Work to be completed:
Include the line containing "(0,0) rectangle (1690,1175);" and all lines before it, repeated exactly from the listing below, without pictures.

════════════════════

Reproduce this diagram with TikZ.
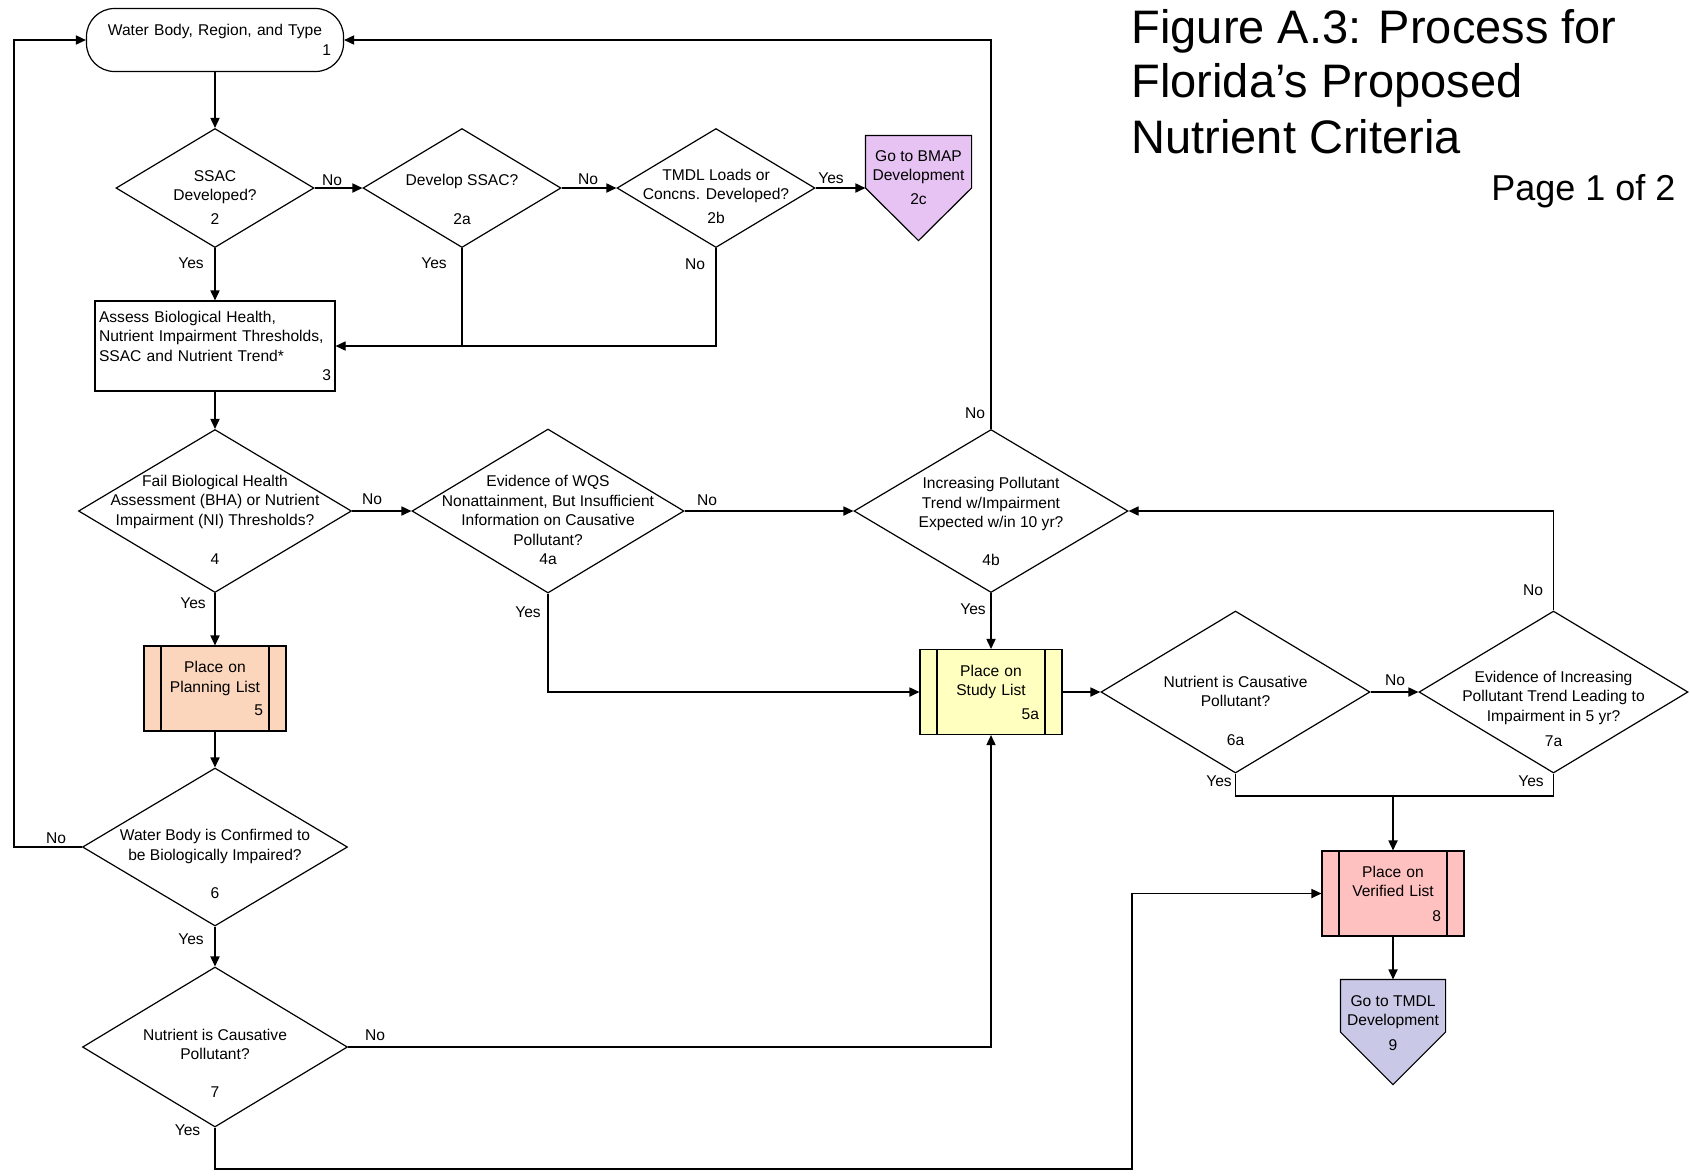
\documentclass[tikz,border=0pt]{standalone}
\usepackage{fontspec}
\setmainfont{Liberation Sans}
\usetikzlibrary{shapes.geometric,arrows.meta}

\definecolor{bmapviolet}{RGB}{230,195,243}
\definecolor{planpeach}{RGB}{252,214,188}
\definecolor{studyyellow}{RGB}{255,255,192}
\definecolor{verpink}{RGB}{255,192,192}
\definecolor{tmdlblue}{RGB}{201,201,231}

\begin{document}
\begin{tikzpicture}[
    x=0.5pt, y=-0.5pt,
    line width=0.6pt,
    every node/.style={font=\fontsize{7.8pt}{9.75pt}\selectfont},
    flow/.style={-{Triangle[length=5pt,width=4.6pt]}},
    term/.style={draw, rounded corners=14pt, minimum width=128.5pt, minimum height=31.5pt, inner sep=0pt, text width=116pt, align=center},
    proc/.style={draw, minimum width=120pt, minimum height=45pt, inner sep=0pt, text width=116pt, align=left},
    dec/.style={draw, diamond, inner sep=0pt},
    qtxt/.style={align=center, inner sep=0pt},
    list/.style={draw, fill=#1, minimum width=71pt, minimum height=42.5pt, inner sep=0pt, text width=48pt, align=center,
        path picture={
            \draw[line width=0.6pt] ([xshift=8.5pt]path picture bounding box.north west) -- ([xshift=8.5pt]path picture bounding box.south west);
            \draw[line width=0.6pt] ([xshift=-8.5pt]path picture bounding box.north east) -- ([xshift=-8.5pt]path picture bounding box.south east);
        }},
    offp/.style={minimum width=52.5pt, minimum height=52pt, inner sep=0pt},
    yn/.style={inner sep=0pt},
    ttl/.style={font=\fontsize{23.5pt}{27.5pt}\selectfont, anchor=base west, inner sep=0pt},
]
\useasboundingbox (0,0) rectangle (1690,1175);

% Title
\node[ttl] (ttl1) at (1131,43) {Figure A.3: Process for};
\node[ttl] (ttl2) at (1131,97) {Florida’s Proposed};
\node[ttl] (ttl3) at (1131,153) {Nutrient Criteria};
\node[font=\fontsize{18pt}{21pt}\selectfont, anchor=base east, inner sep=0pt] (pg) at (1676,200) {Page 1 of 2};

% Start
\node[term] (t1) at (215,40) {Water Body, Region, and Type\\\hfill 1};

% SSAC row
\node[dec, minimum width=99pt, minimum height=59.5pt] (d2) at (215,188) {};
\node[dec, minimum width=99pt, minimum height=59.5pt] (d2a) at (462,188) {};
\node[dec, minimum width=99pt, minimum height=59.5pt] (d2b) at (716,188) {};
\node[qtxt] (d2t) at (215,197.5) {SSAC\\Developed?\\[2.25pt]2};
\node[qtxt] (d2at) at (462,199.5) {Develop SSAC?\\[9.75pt]2a};
\node[qtxt] (d2bt) at (716,196.5) {TMDL Loads or\\Concns. Developed?\\[2.25pt]2b};

\node[offp] (g2c) at (918.5,188) {};
\draw[fill=bmapviolet] (g2c.north west) -- (g2c.north east) -- (g2c.east) -- (g2c.south) -- (g2c.west) -- cycle;
\node[qtxt] (g2ct) at (918.5,177.5) {Go to BMAP\\Development\\[2.25pt]2c};

% Assessment
\node[proc] (b3) at (215,346) {Assess Biological Health,\\Nutrient Impairment Thresholds,\\SSAC and Nutrient Trend*\\\hfill 3\hspace*{4.5pt}};

% Impairment row
\node[dec, minimum width=136.5pt, minimum height=81.5pt] (d4) at (215,511) {};
\node[dec, minimum width=136pt, minimum height=82pt] (d4a) at (548,511) {};
\node[dec, minimum width=137pt, minimum height=81.5pt] (d4b) at (991,511) {};
\node[qtxt] (d4t) at (215,520) {Fail Biological Health\\Assessment (BHA) or Nutrient\\Impairment (NI) Thresholds?\\[10pt]4};
\node[qtxt] (d4at) at (548,520) {Evidence of WQS\\Nonattainment, But Insufficient\\Information on Causative\\Pollutant?\\4a};
\node[qtxt] (d4bt) at (991,521.5) {Increasing Pollutant\\Trend w/Impairment\\Expected w/in 10 yr?\\[9.25pt]4b};

% Lists
\node[list=planpeach] (b5) at (215,688.5) {Place on\\Planning List\\[2pt]\hfill 5\hspace*{2.5pt}};
\node[list=studyyellow] (b5a) at (991,692) {Place on\\Study List\\[2pt]\hfill 5a\hspace*{2.5pt}};

% Confirmation
\node[dec, minimum width=132.5pt, minimum height=79pt] (d6) at (215,847) {};
\node[dec, minimum width=132.5pt, minimum height=80pt] (d7) at (215,1047) {};
\node[qtxt] (d6t) at (215,864) {Water Body is Confirmed to\\be Biologically Impaired?\\[9.25pt]6};
\node[qtxt] (d7t) at (215,1063.5) {Nutrient is Causative\\Pollutant?\\[9.25pt]7};

\node[dec, minimum width=134.5pt, minimum height=81pt] (d6a) at (1235.5,692) {};
\node[dec, minimum width=134.5pt, minimum height=81pt] (d7a) at (1553.5,692) {};
\node[qtxt] (d6at) at (1235.5,711) {Nutrient is Causative\\Pollutant?\\[9.75pt]6a};
\node[qtxt] (d7at) at (1553.5,708.5) {Evidence of Increasing\\Pollutant Trend Leading to\\Impairment in 5 yr?\\[2.75pt]7a};

% Verified list and TMDL
\node[list=verpink] (b8) at (1393,893.5) {Place on\\Verified List\\[2.5pt]\hfill 8\hspace*{2pt}};
\node[offp, minimum width=52pt] (g9) at (1393,1032) {};
\draw[fill=tmdlblue] (g9.north west) -- (g9.north east) -- (g9.east) -- (g9.south) -- (g9.west) -- cycle;
\node[qtxt] (g9t) at (1393,1023) {Go to TMDL\\Development\\[2.75pt]9};

% Bend points
\coordinate (lft) at (14,847);
\coordinate (mrg) at (1393,796);
\coordinate (jog) at (1132,1169);

% Connectors
\draw[flow] (t1.south) -- (d2.north);
\draw[flow] (d2.east) -- (d2a.west);
\draw[flow] (d2a.east) -- (d2b.west);
\draw[flow] (d2b.east) -- (g2c.west);
\draw[flow] (d2.south) -- (b3.north);
\draw[flow] (d2b.south) |- (b3.east);
\draw (d2a.south) -- (d2a.south |- b3.east);
\draw[flow] (b3.south) -- (d4.north);
\draw[flow] (d4.east) -- (d4a.west);
\draw[flow] (d4a.east) -- (d4b.west);
\draw[flow] (d4.south) -- (b5.north);
\draw[flow] (d4a.south) |- (b5a.west);
\draw[flow] (d4b.south) -- (b5a.north);
\draw[flow] (d4b.north) |- (t1.east);
\draw[flow] (b5.south) -- (d6.north);
\draw[flow] (d6.west) -- (lft) |- (t1.west);
\draw[flow] (d6.south) -- (d7.north);
\draw[flow] (d7.east) -| (b5a.south);
\draw[flow] (b5a.east) -- (d6a.west);
\draw[flow] (d6a.east) -- (d7a.west);
\draw[flow] (d7a.north) |- (d4b.east);
\draw (d6a.south) |- (mrg) -| (d7a.south);
\draw[flow] (mrg) -- (b8.north);
\draw[flow] (d7.south) |- (jog) |- (b8.west);
\draw[flow] (b8.south) -- (g9.north);

% Yes / No labels
\node[yn] (n2) at (332,180) {No};
\node[yn] (n2a) at (588,179) {No};
\node[yn] (y2b) at (831,178) {Yes};
\node[yn] (y2) at (191,263) {Yes};
\node[yn] (y2a) at (434,263) {Yes};
\node[yn] (n2b) at (695,264) {No};
\node[yn] (n4b) at (975,413) {No};
\node[yn] (n4) at (372,499) {No};
\node[yn] (n4a) at (707,500) {No};
\node[yn] (y4) at (193,603) {Yes};
\node[yn] (y4a) at (528,612) {Yes};
\node[yn] (y4b) at (973,609) {Yes};
\node[yn] (n6a) at (1395,680) {No};
\node[yn] (n7a) at (1533,590) {No};
\node[yn] (y6a) at (1219,781) {Yes};
\node[yn] (y7a) at (1531,781) {Yes};
\node[yn] (n6) at (56,838) {No};
\node[yn] (y6) at (191,939) {Yes};
\node[yn] (n7) at (375,1035) {No};
\node[yn] (y7) at (187.5,1130) {Yes};

\end{tikzpicture}
\end{document}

════════════════════

Output:
Reproduce this diagram with TikZ.
\documentclass[tikz,border=0pt]{standalone}
\usepackage{fontspec}
\setmainfont{Liberation Sans}
\usetikzlibrary{shapes.geometric,arrows.meta}

\definecolor{bmapviolet}{RGB}{230,195,243}
\definecolor{planpeach}{RGB}{252,214,188}
\definecolor{studyyellow}{RGB}{255,255,192}
\definecolor{verpink}{RGB}{255,192,192}
\definecolor{tmdlblue}{RGB}{201,201,231}

\begin{document}
\begin{tikzpicture}[
    x=0.5pt, y=-0.5pt,
    line width=0.6pt,
    every node/.style={font=\fontsize{7.8pt}{9.75pt}\selectfont},
    flow/.style={-{Triangle[length=5pt,width=4.6pt]}},
    term/.style={draw, rounded corners=14pt, minimum width=128.5pt, minimum height=31.5pt, inner sep=0pt, text width=116pt, align=center},
    proc/.style={draw, minimum width=120pt, minimum height=45pt, inner sep=0pt, text width=116pt, align=left},
    dec/.style={draw, diamond, inner sep=0pt},
    qtxt/.style={align=center, inner sep=0pt},
    list/.style={draw, fill=#1, minimum width=71pt, minimum height=42.5pt, inner sep=0pt, text width=48pt, align=center,
        path picture={
            \draw[line width=0.6pt] ([xshift=8.5pt]path picture bounding box.north west) -- ([xshift=8.5pt]path picture bounding box.south west);
            \draw[line width=0.6pt] ([xshift=-8.5pt]path picture bounding box.north east) -- ([xshift=-8.5pt]path picture bounding box.south east);
        }},
    offp/.style={minimum width=52.5pt, minimum height=52pt, inner sep=0pt},
    yn/.style={inner sep=0pt},
    ttl/.style={font=\fontsize{23.5pt}{27.5pt}\selectfont, anchor=base west, inner sep=0pt},
]
\useasboundingbox (0,0) rectangle (1690,1175);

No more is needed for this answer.